Root mean square fluctuations in protein structures in response to specific substrates

Fig. 6
figure 6

Stable protein structures of a taxifolin 3-O-α-arabinopyranose, b quercetin 3-O-glucose, c quercetin 3′-glucoside, d rutin, and e resemdivir, generated following molecular dynamics simulations

ADMET prediction

The ADMET prediction results showed that the three potent test ligands showed a good pharmacokinetic profile. ADMET prediction data can be seen in Table 2.

Table 2 ADMET prediction of three potent SARS-CoV-2 main protease (6YNQ) inhibitors

Discussion

The SARS-CoV-2 main protease does have many hydrogen donors and acceptors in its binding pocket.
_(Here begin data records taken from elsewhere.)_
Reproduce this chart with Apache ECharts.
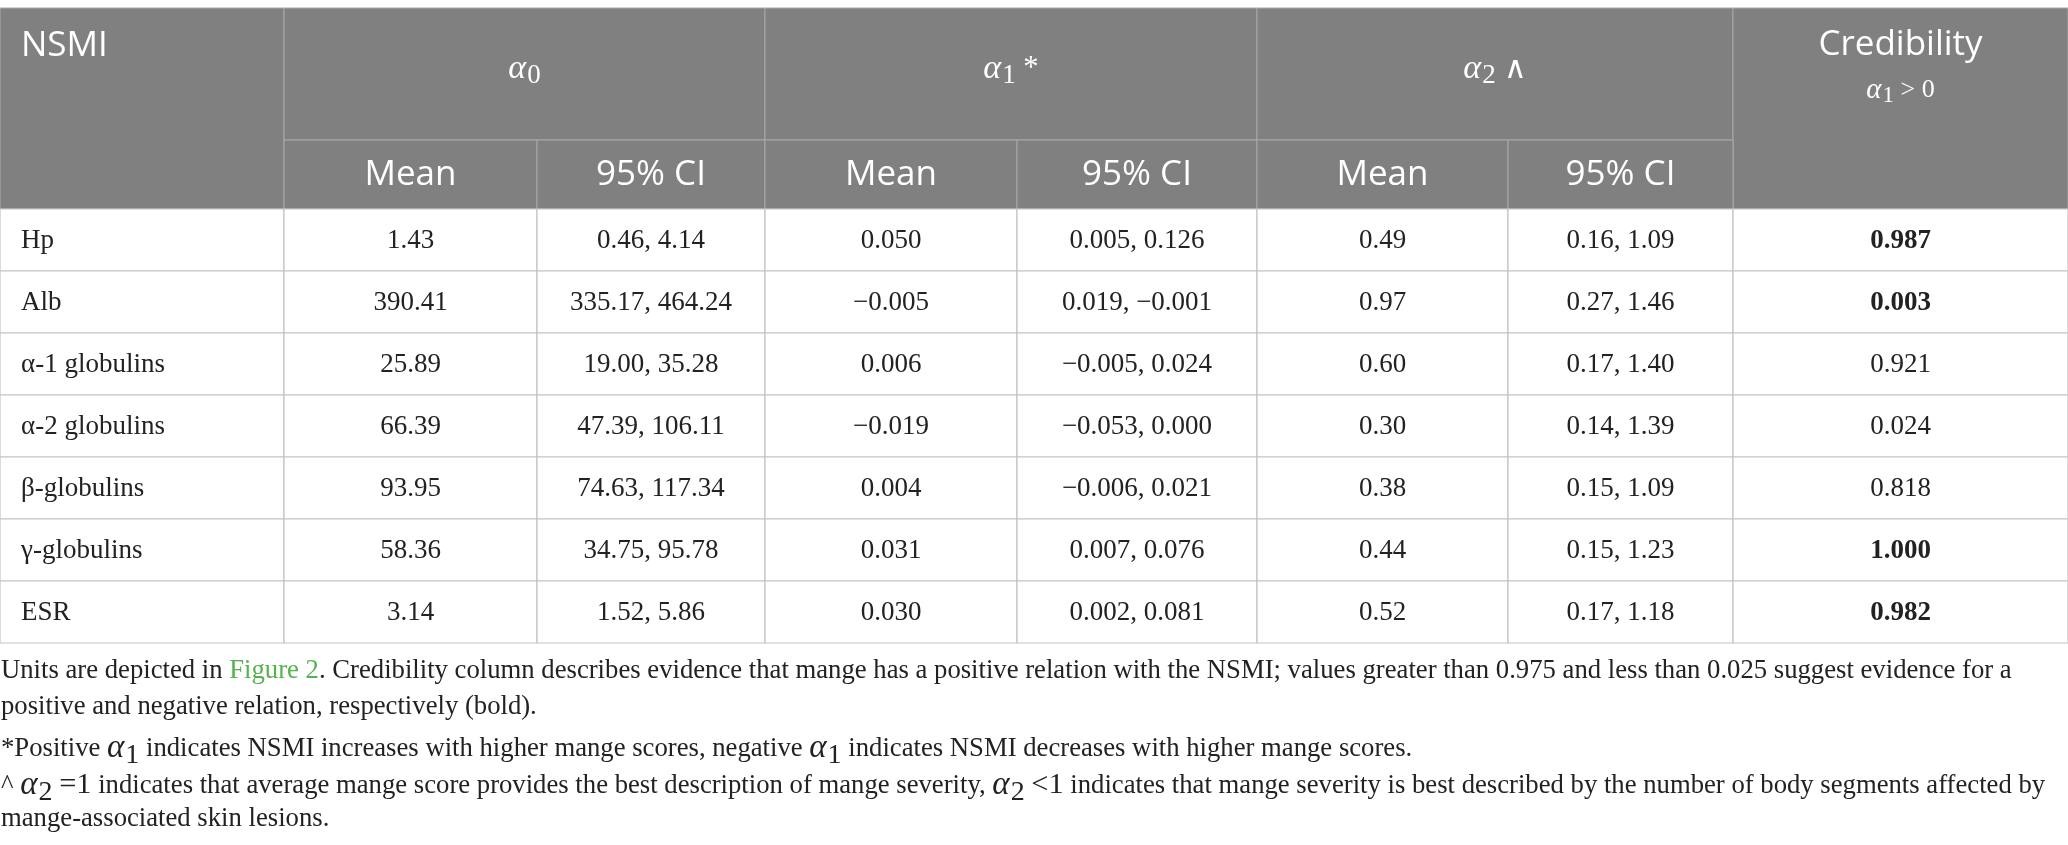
<!DOCTYPE html>
<html>
<head>
<meta charset="utf-8">
<script src="https://cdn.jsdelivr.net/npm/echarts@6.0.0/dist/echarts.min.js"></script>
<style>
  html, body { margin: 0; padding: 0; background: #fff; }
  #table { width: 2068px; height: 845px; }
</style>
</head>
<body>
<div id="table"></div>
<script>
// table values
var nsmi = ['Hp', 'Alb', 'α-1 globulins', 'α-2 globulins', 'β-globulins', 'γ-globulins', 'ESR'];
var a0Mean = [1.43, 390.41, 25.89, 66.39, 93.95, 58.36, 3.14];
var a0Low = [0.46, 335.17, 19.00, 47.39, 74.63, 34.75, 1.52];
var a0High = [4.14, 464.24, 35.28, 106.11, 117.34, 95.78, 5.86];
var a1Mean = [0.050, -0.005, 0.006, -0.019, 0.004, 0.031, 0.030];
var a1Low = [0.005, 0.019, -0.005, -0.053, -0.006, 0.007, 0.002];
var a1High = [0.126, -0.001, 0.024, 0.000, 0.021, 0.076, 0.081];
var a2Mean = [0.49, 0.97, 0.60, 0.30, 0.38, 0.44, 0.52];
var a2Low = [0.16, 0.27, 0.17, 0.14, 0.15, 0.15, 0.17];
var a2High = [1.09, 1.46, 1.40, 1.39, 1.09, 1.23, 1.18];
var credibility = [0.987, 0.003, 0.921, 0.024, 0.818, 1.000, 0.982];
var credBold = [true, true, false, false, false, true, true]; // as printed in the source

var subHeads = ['Mean', '95% CI'];
var notes = [
  'Units are depicted in {g|Figure 2}. Credibility column describes evidence that mange has a positive relation with the NSMI; values greater than 0.975 and less than 0.025 suggest evidence for a',
  'positive and negative relation, respectively (bold).',
  '*Positive {m|α}{s|1} indicates NSMI increases with higher mange scores, negative {m|α}{s|1} indicates NSMI decreases with higher mange scores.',
  '^ {m|α}{s|2} {q|=1} indicates that average mange score provides the best description of mange severity, {m|α}{s|2} {q|<1} indicates that mange severity is best described by the number of body segments affected by',
  'mange-associated skin lesions.'
];

// layout (axis units = pixels)
var colEdges = [0, 284, 537, 765, 1017, 1257, 1508, 1733, 2068];
var rowEdges = [8, 140, 209, 271, 333, 395, 457, 519, 581, 643];
var noteY = [674, 710, 749, 786, 822];

var SANS = '"Open Sans", "Noto Sans", sans-serif';
var SERIF = '"Liberation Serif", "DejaVu Serif", serif';

function num(v, d) {
  return (v < 0 ? '−' : '') + Math.abs(v).toFixed(d);
}
function ci(lo, hi, d) {
  return num(lo, d) + ', ' + num(hi, d);
}
function mathRich(color, size, subSize) {
  return {
    m: { fontFamily: SERIF, fontStyle: 'italic', fontSize: size, fill: color, color: color },
    s: { fontFamily: SERIF, fontSize: subSize, fill: color, color: color, padding: [Math.round(subSize * 0.5), 0, 0, 1] },
    q: { fontFamily: SERIF, fontSize: size * 0.92, fill: color, color: color },
    t: { fontFamily: SERIF, fontSize: size * 0.9, fill: color, color: color },
    c: { fontFamily: SANS, fontSize: size * 0.9, fill: color, color: color },
    g: { fill: '#55b24f', color: '#55b24f' }
  };
}

// cells: [c0, c1, r0, r1]
var cells = [];
cells.push({ c: [0, 1], r: [0, 2], head: 'left', text: 'NSMI' });
cells.push({ c: [1, 3], r: [0, 1], head: 'math', text: '{m|α}{s|0}' });
cells.push({ c: [3, 5], r: [0, 1], head: 'math', text: '{m|α}{s|1}{t| *}' });
cells.push({ c: [5, 7], r: [0, 1], head: 'math', text: '{m|α}{s|2}{c| ∧}' });
cells.push({ c: [7, 8], r: [0, 2], head: 'cred', text: 'Credibility', sub: '{m|α}{s|1}{t| > 0}' });
for (var g = 0; g < 3; g++) {
  for (var k = 0; k < subHeads.length; k++) {
    var c = 1 + g * 2 + k;
    cells.push({ c: [c, c + 1], r: [1, 2], head: 'sub', text: subHeads[k] });
  }
}
for (var i = 0; i < nsmi.length; i++) {
  var r = [i + 2, i + 3];
  var row = [
    nsmi[i],
    num(a0Mean[i], 2), ci(a0Low[i], a0High[i], 2),
    num(a1Mean[i], 3), ci(a1Low[i], a1High[i], 3),
    num(a2Mean[i], 2), ci(a2Low[i], a2High[i], 2),
    num(credibility[i], 3)
  ];
  for (var j = 0; j < row.length; j++) {
    cells.push({ c: [j, j + 1], r: r, text: row[j], first: j === 0, bold: j === 7 && credBold[i] });
  }
}

var chart = echarts.init(document.getElementById('table'));

function renderCell(params, api) {
  var cell = cells[params.dataIndex];
  var p0 = api.coord([api.value(0), api.value(2)]);
  var p1 = api.coord([api.value(1), api.value(3)]);
  var w = p1[0] - p0[0], h = p1[1] - p0[1];
  var kids = [{
    type: 'rect',
    shape: { x: p0[0], y: p0[1], width: w, height: h },
    style: cell.head
      ? { fill: '#808080', stroke: '#a9a9a9', lineWidth: 1 }
      : { fill: '#fff', stroke: '#c4c4c4', lineWidth: 1.2 }
  }];
  var cx = p0[0] + w / 2;
  if (cell.head === 'left') {
    kids.push({ type: 'text', x: p0[0] + 21, y: p0[1] + 38,
      style: { text: cell.text, fill: '#fff', fontFamily: SANS, fontSize: 35, align: 'left', verticalAlign: 'middle' } });
  } else if (cell.head === 'math') {
    kids.push({ type: 'text', x: cx, y: p0[1] + h / 2 - 5,
      style: { text: cell.text, rich: mathRich('#fff', 34, 27), fill: '#fff', fontFamily: SERIF, fontSize: 34, align: 'center', verticalAlign: 'middle' } });
  } else if (cell.head === 'cred') {
    kids.push({ type: 'text', x: cx, y: p0[1] + 37,
      style: { text: cell.text, fill: '#fff', fontFamily: SANS, fontSize: 35, align: 'center', verticalAlign: 'middle' } });
    kids.push({ type: 'text', x: cx, y: p0[1] + 82,
      style: { text: cell.sub, rich: mathRich('#fff', 29, 23), fill: '#fff', fontFamily: SERIF, fontSize: 29, align: 'center', verticalAlign: 'middle' } });
  } else if (cell.head === 'sub') {
    kids.push({ type: 'text', x: cx, y: p0[1] + h / 2 + 1,
      style: { text: cell.text, fill: '#fff', fontFamily: SANS, fontSize: 35, align: 'center', verticalAlign: 'middle' } });
  } else {
    kids.push({ type: 'text', x: cell.first ? p0[0] + 21 : cx, y: p0[1] + h / 2 + 1,
      style: { text: cell.text, fill: '#222', fontFamily: SERIF, fontSize: 27,
        fontWeight: cell.bold ? 'bold' : 'normal', align: cell.first ? 'left' : 'center', verticalAlign: 'middle' } });
  }
  return { type: 'group', children: kids };
}

var option = {
  animation: false,
  grid: { left: 0, right: 0, top: 0, bottom: 0 },
  xAxis: { type: 'value', min: 0, max: 2068, show: false },
  yAxis: { type: 'value', min: 0, max: 845, inverse: true, show: false },
  graphic: notes.map(function (t, n) {
    return {
      type: 'text', left: 1, top: noteY[n] - 17,
      style: { text: t, rich: mathRich('#222', 33, 28), fill: '#222', fontFamily: SERIF, fontSize: 26.7 }
    };
  }),
  series: [{
    type: 'custom',
    clip: false,
    encode: { x: [0, 1], y: [2, 3] },
    renderItem: renderCell,
    data: cells.map(function (cl) {
      return [colEdges[cl.c[0]], colEdges[cl.c[1]], rowEdges[cl.r[0]], rowEdges[cl.r[1]]];
    })
  }]
};
chart.setOption(option);
</script>
</body>
</html>
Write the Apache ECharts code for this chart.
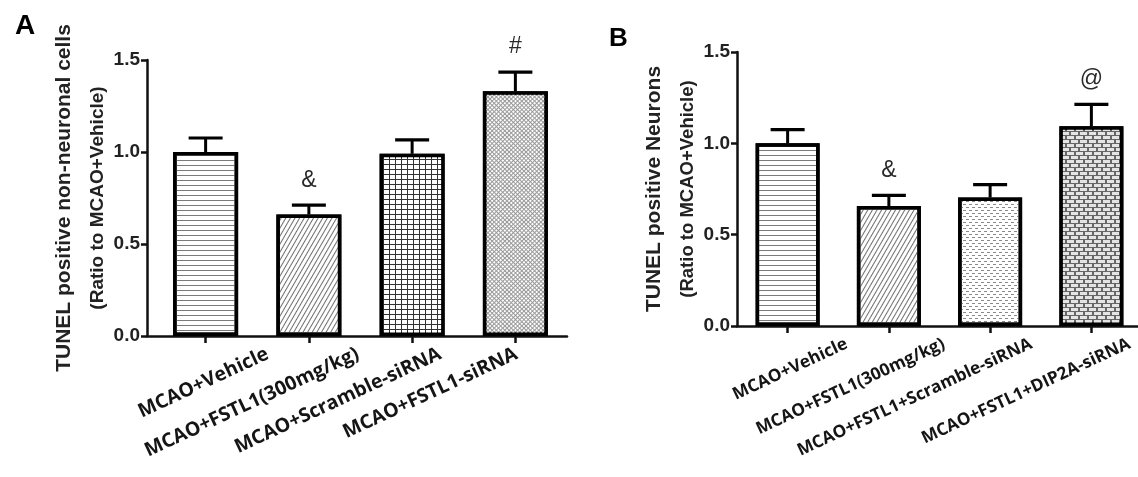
<!DOCTYPE html>
<html><head><meta charset="utf-8">
<script src="https://cdn.jsdelivr.net/npm/echarts@6/dist/echarts.min.js"></script>
<style>html,body{margin:0;padding:0;background:#fff}#c{width:1138px;height:477px}</style>
</head><body><div id="c"></div>
<script>
// ---------- data ----------
const categoriesA = ['MCAO+Vehicle', 'MCAO+FSTL1(300mg/kg)', 'MCAO+Scramble-siRNA', 'MCAO+FSTL1-siRNA'];
const meansA = [1.00, 0.66, 0.99, 1.33];
const semA = [0.076, 0.051, 0.076, 0.104];
const marksA = ['', '&', '', '#'];

const categoriesB = ['MCAO+Vehicle', 'MCAO+FSTL1(300mg/kg)', 'MCAO+FSTL1+Scramble-siRNA', 'MCAO+FSTL1+DIP2A-siRNA'];
const meansB = [1.00, 0.657, 0.703, 1.093];
const semB = [0.075, 0.058, 0.071, 0.12];
const marksB = ['', '&', '', '@'];

const yMin = 0, yMax = 1.5, yStep = 0.5;
const titleA1 = 'TUNEL positive non-neuronal cells';
const titleB1 = 'TUNEL positive Neurons';
const title2 = '(Ratio to MCAO+Vehicle)';

// ---------- style / layout ----------
const labelShiftA = [62, 49, 28, 1];
const labelShiftB = [59, 55, 41, 38];
const ROT = 25;
const rad = ROT * Math.PI / 180;
const AX = '#111';
const SANS = 'Liberation Sans';

function catData(cats, shifts) {
  return cats.map((c, i) => {
    const s = shifts[i];
    const v = s * Math.sin(rad), u = s * Math.cos(rad);
    return { value: c, textStyle: { padding: [v, -u, -v, 0] } };
  });
}

const hStripe = { symbol: 'rect', color: '#7a7a7a', dashArrayX: [1, 0], dashArrayY: [1, 4] };
const diag = { symbol: 'rect', color: '#6e6e6e', dashArrayX: [1, 0], dashArrayY: [1, 3], rotation: -Math.PI / 3 };
const gridPat = { symbol: 'rect', color: '#ffffff', dashArrayX: [5, 1], dashArrayY: [4, 1] };
const weave = { symbol: 'rect', color: '#ffffff', dashArrayX: [2, 1], dashArrayY: [2, 1], rotation: Math.PI / 4 };
const dots = { symbol: 'rect', color: '#8a8a8a', dashArrayX: [[3, 3], [0, 3, 3, 0]], dashArrayY: [1, 2] };
const brick = { symbol: 'rect', color: '#e4e4e4', dashArrayX: [[7, 2], [3, 2, 4, 0]], dashArrayY: [3, 1] };

const stylesA = [
  { color: '#fff', decal: hStripe },
  { color: '#fff', decal: diag },
  { color: '#333', decal: gridPat },
  { color: '#999', decal: weave }
];
const stylesB = [
  { color: '#fff', decal: hStripe },
  { color: '#fff', decal: diag },
  { color: '#fff', decal: dots },
  { color: '#666', decal: brick }
];

function barData(vals, styles) {
  return vals.map((v, i) => ({
    value: v,
    itemStyle: Object.assign({ borderColor: '#000', borderWidth: 3.5 }, styles[i])
  }));
}

function errRender(marks) {
  return function (params, api) {
    const x = api.value(0), v = api.value(1), e = api.value(2);
    const base = api.coord([x, v]);
    const top = api.coord([x, v + e]);
    const children = [
      { type: 'line', shape: { x1: base[0], y1: base[1], x2: top[0], y2: top[1] }, style: { stroke: '#000', lineWidth: 3 } },
      { type: 'line', shape: { x1: top[0] - 17, y1: top[1], x2: top[0] + 17, y2: top[1] }, style: { stroke: '#000', lineWidth: 3.2 } }
    ];
    const m = marks[params.dataIndex];
    if (m) {
      children.push({ type: 'text', x: top[0], y: top[1] - 25,
        style: { text: m, fill: '#2a2a2a', font: '23px "Liberation Sans"', align: 'center', verticalAlign: 'middle' } });
    }
    return { type: 'group', children };
  };
}

function yAxisCfg(gridIndex, name1, fs2) {
  return {
    type: 'value', gridIndex, min: yMin, max: yMax, interval: yStep,
    axisLine: { show: true, lineStyle: { color: AX, width: 2.5 } },
    axisTick: { show: true, length: 6, lineStyle: { color: AX, width: 2.5 } },
    axisLabel: { margin: 7, color: '#222', fontFamily: SANS, fontWeight: 'bold', fontSize: 19,
      formatter: v => v.toFixed(1) },
    splitLine: { show: false },
    name: '{a|' + name1 + '}\n{b|' + title2 + '}',
    nameLocation: 'middle', nameGap: 34, nameRotate: 90,
    nameTextStyle: {
      rich: {
        a: { fontFamily: SANS, fontWeight: 'bold', fontSize: 21, lineHeight: 38, color: '#222', verticalAlign: 'middle' },
        b: { fontFamily: SANS, fontWeight: 'bold', fontSize: fs2, lineHeight: 30, color: '#222', verticalAlign: 'middle' }
      }
    }
  };
}

function catAxis(gridIndex, cats, shifts, fs, showLine) {
  return {
    type: 'category', gridIndex, data: catData(cats, shifts),
    axisLine: { show: showLine, lineStyle: { color: AX, width: 2.5 } },
    axisTick: { show: true, alignWithLabel: true, length: 7, lineStyle: { color: AX, width: 2.5 } },
    axisLabel: { interval: 0, rotate: ROT, margin: 17,
      formatter: v => '{t|' + v + '}',
      rich: { t: { color: '#151515', fontFamily: 'Open Sans', fontWeight: 'bold', fontSize: fs, lineHeight: fs + 2 } } },
    splitLine: { show: false }
  };
}

const chart = echarts.init(document.getElementById('c'), null, { renderer: 'canvas' });
chart.setOption({
  animation: false,
  backgroundColor: '#fff',
  title: [
    { text: 'A', left: 10, top: 7, textStyle: { fontFamily: SANS, fontWeight: 'bold', fontSize: 28, color: '#000' } },
    { text: 'B', left: 604, top: 21, textStyle: { fontFamily: SANS, fontWeight: 'bold', fontSize: 26, color: '#000' } }
  ],
  grid: [
    { left: 147, top: 60, width: 420, height: 276, outerBoundsMode: 'none', containLabel: false },
    { left: 154, top: 60, width: 413, height: 276, outerBoundsMode: 'none', containLabel: false },
    { left: 737, top: 52, width: 405, height: 274, outerBoundsMode: 'none', containLabel: false }
  ],
  xAxis: [
    { type: 'value', gridIndex: 0, min: 0, max: 1, axisLine: { show: true, lineStyle: { color: AX, width: 2.5 } },
      axisTick: { show: false }, axisLabel: { show: false }, splitLine: { show: false } },
    catAxis(1, categoriesA, labelShiftA, 19.5, false),
    catAxis(2, categoriesB, labelShiftB, 17.2, true)
  ],
  yAxis: [
    yAxisCfg(0, titleA1, 19),
    { type: 'value', gridIndex: 1, min: yMin, max: yMax, show: false },
    yAxisCfg(2, titleB1, 18.5)
  ],
  series: [
    { type: 'bar', xAxisIndex: 1, yAxisIndex: 1, barWidth: 65, data: barData(meansA, stylesA), z: 2 },
    { type: 'custom', xAxisIndex: 1, yAxisIndex: 1, z: 3, renderItem: errRender(marksA),
      data: meansA.map((v, i) => [i, v, semA[i]]) },
    { type: 'bar', xAxisIndex: 2, yAxisIndex: 2, barWidth: 64, data: barData(meansB, stylesB), z: 2 },
    { type: 'custom', xAxisIndex: 2, yAxisIndex: 2, z: 3, renderItem: errRender(marksB),
      data: meansB.map((v, i) => [i, v, semB[i]]) }
  ]
});
</script>
</body></html>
This can be seen in the interaction of quercetin 3′-glucoside with the receptor, where nine hydrogen bonds are formed, likewise, for other ligands where the hydrogen bond is dominant. This can be utilized for more optimal ligand development by targeting the hydrogen bonds in the amino acids Asn142 and Cys145, which are crucial amino acids [13,14,15]. Among the potent test ligands, quercetin 3′-glucoside most frequently interacts with Cys145 on all modes, acting as a catalytic active site residue. The ranking of amino acid residues' occurrence showed that Cys145, Glu166, Asn142, and His41 were the residues that played the most significant role in interacting with ligands.

Drugs can be classified based on their solubility. Drugs with a LogS value >  − 2 show high solubility, the range − 2 to − 4 is slightly soluble, and <  − 4 is insoluble. Based on the results of the ADMET prediction study, it can be seen that all potent ligands have good solubility. Value of HIA > 30% and LogKp <  − 2.5 demonstrated that all potent ligands have good oral absorption and skin penetration. All potent ligands are also not included as substrates or inhibitors of P-glycoprotein I/II. This shows that P-glycoprotein does not assist the absorption of all potent ligands. All potent ligands also have no contraindication with other drugs whose absorption is assisted by P-glycoprotein [16].

All potent ligands' distribution is also excellent where the log Vdss value is >  − 0.15, and the free fraction in plasma is > 20%. The higher the logVdss value, the more drug fraction distributed to the tissue than in plasma. The more free fraction, the more efficient and the smaller the dose of drug needed. All the test ligands also showed low blood barrier penetration (logBB <  − 1 and logPS <  − 3), so that it can be said that the ligands would not directly affect the central nervous system. In terms of metabolism, all potent ligands are not substrates or inhibitors of cytochrome P450, so it can be said that all test ligands are not metabolized by cytochrome P450 and do not interfere with the metabolism of other drugs [16]. Quercetin 3′-glucoside, quercetin 3-O-glucose, and taxifolin 3-O-α- arabinopyranose have a total clearance of 0.437, 0.568, and − 0.007, respectively, and are not a substrate of OCT2.

The maximum human tolerable dose of quercetin 3′-glucoside, quercetin 3-O-glucose, and taxifolin 3-O-α-arabinopyranose is 4.15, 5.67, and 8.57 mg/KgBB/day, respectively. All test ligands are not hERG I and II inhibitors and therefore do not potentially cause fatal ventricular arrhythmia. The oral rat acute and chronic toxicity of each potent ligand can be seen in Table 2. All potent ligands are not hepatotoxic and non-irritant.

Conclusion

The terpenoid compounds of buah merah (Pandanus conoideus Lamk) have potent inhibitory activity against the SARS-CoV-2 main protease. Quercetin 3′-glucoside, quercetin 3-O-glucose, and taxifolin 3-O-α-arabinopyranose are potent inhibitors with a binding affinity − 9.7, − 9.3, and − 8.8, respectively. The three compounds that have an excellent pharmacokinetic profile are non-hepatotoxic and non-irritant. Based on this in silico study, we conclude that quercetin 3′-glucoside, quercetin 3-O-glucose, and taxifolin 3-O-α-arabinopyranose can be used and improved as potential anti-SARS-CoV-2 agents in further study.